ReedSolomonEncoder encoder = new ReedSolomonEncoder(QR_CODE_FIELD_256);
int[][] data = new int[params.getNumBlocks()][255];
int[][] original = new int[params.getNumBlocks()][];
int value = 0;
for (int i = 0; i < params.getNumBlocks(); i++) {
int[] block = data[i];
for (int j = 0; j < 239; j++) {
value = (value + 1) % 256;
block[j] = value;
}
encoder.encode(block, 16);
original[i] = Arrays.copyOf(block, block.length);
// Corrupt a byte
block[50] += 1;
}
This is my kernel:
public class RsKernel implements Kernel {
private final int[] block;
public RsKernel(int[] block) {
this.block = block;
}
@Override
public void gpuMethod() {
block[50] -= 1;
}
}
it merely manually reverts the corrupted byte in each block (it doesn't do actual Reed-Solomon error-correction).
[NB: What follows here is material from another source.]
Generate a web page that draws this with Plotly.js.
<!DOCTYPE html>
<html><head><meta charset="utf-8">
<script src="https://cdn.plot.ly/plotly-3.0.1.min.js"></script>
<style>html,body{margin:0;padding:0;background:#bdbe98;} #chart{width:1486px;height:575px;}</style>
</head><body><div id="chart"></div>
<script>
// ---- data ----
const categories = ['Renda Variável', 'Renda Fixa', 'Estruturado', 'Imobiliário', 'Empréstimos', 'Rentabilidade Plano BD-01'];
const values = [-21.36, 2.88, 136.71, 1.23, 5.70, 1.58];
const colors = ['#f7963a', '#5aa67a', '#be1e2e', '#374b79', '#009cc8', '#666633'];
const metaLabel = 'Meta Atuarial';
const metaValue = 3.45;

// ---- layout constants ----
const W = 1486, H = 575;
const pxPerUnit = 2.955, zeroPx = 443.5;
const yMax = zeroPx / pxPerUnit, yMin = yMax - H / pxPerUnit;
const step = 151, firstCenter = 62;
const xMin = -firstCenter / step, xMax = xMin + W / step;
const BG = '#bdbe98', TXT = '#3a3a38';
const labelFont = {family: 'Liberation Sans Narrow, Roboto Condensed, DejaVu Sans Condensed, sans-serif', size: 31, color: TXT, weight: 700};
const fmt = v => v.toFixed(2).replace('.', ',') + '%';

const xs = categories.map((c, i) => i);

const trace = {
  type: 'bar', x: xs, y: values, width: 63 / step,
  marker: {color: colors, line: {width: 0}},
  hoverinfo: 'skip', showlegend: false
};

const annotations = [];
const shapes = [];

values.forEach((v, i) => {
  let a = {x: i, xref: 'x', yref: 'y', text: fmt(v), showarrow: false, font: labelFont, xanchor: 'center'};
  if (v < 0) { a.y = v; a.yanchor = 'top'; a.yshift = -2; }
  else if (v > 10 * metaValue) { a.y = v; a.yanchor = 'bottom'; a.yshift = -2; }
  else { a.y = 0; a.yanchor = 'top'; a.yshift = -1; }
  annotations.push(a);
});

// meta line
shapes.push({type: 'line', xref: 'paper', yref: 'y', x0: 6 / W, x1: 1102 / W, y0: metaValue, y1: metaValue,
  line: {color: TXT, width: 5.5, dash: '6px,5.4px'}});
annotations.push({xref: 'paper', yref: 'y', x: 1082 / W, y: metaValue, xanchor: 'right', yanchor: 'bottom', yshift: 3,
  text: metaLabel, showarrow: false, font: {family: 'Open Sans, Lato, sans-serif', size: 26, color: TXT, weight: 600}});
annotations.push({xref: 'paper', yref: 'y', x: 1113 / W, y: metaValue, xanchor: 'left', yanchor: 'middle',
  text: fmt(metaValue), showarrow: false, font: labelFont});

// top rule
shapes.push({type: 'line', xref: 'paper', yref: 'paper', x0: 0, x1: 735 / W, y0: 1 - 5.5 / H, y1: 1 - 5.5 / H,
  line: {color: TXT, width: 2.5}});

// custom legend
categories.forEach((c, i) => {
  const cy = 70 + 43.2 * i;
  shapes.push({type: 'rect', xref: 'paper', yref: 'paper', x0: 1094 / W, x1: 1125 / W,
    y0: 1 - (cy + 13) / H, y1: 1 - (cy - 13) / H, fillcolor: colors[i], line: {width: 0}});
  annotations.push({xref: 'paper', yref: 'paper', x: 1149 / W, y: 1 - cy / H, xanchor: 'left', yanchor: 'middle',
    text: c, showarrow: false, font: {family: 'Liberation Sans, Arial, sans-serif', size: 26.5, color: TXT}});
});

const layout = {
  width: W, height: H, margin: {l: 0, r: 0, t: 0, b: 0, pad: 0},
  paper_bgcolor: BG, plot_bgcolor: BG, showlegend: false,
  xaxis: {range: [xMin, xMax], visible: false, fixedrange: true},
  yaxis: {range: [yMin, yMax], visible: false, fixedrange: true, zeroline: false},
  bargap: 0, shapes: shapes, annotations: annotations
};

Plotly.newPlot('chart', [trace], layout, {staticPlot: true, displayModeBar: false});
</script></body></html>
I run the kernels with the following code:
ArrayList<Kernel> kernels = new ArrayList<>(params.getNumBlocks());
for (int[] block : data) {
kernels.add(new RsKernel(block));
}
new Rootbeer().run(kernels);
And I verify decoding with JUnit
's assertArrayEquals
:
Assert.assertArrayEquals(original, data);
The curious bit is that if I run this code with up to 8192 (what a suspiciously convenient number) blocks (kernels), the data is reported to have been decoded correctly; for 8193 blocks and above, it is not decoded correctly:
Exception in thread "main" arrays first differed at element [8192][50]; expected:<51> but was:<52>
at org.junit.Assert.internalArrayEquals(Assert.java:437)
at org.junit.Assert.internalArrayEquals(Assert.java:428)
at org.junit.Assert.assertArrayEquals(Assert.java:167)
at org.junit.Assert.assertArrayEquals(Assert.java:184)
at com.amphinicy.blink.rootbeer.RootBeerDemo.main(Jasmin)
What could cause this behaviour?
Here is the output of java -jar rootbeer-1.1.14.jar -printdeviceinfo
:
device count: 1
device: GeForce GT 525M
compute_capability: 2.1
total_global_memory: 1073414144 bytes
num_multiprocessors: 2
max_threads_per_multiprocessor: 1536
clock_rate: 1200000 Hz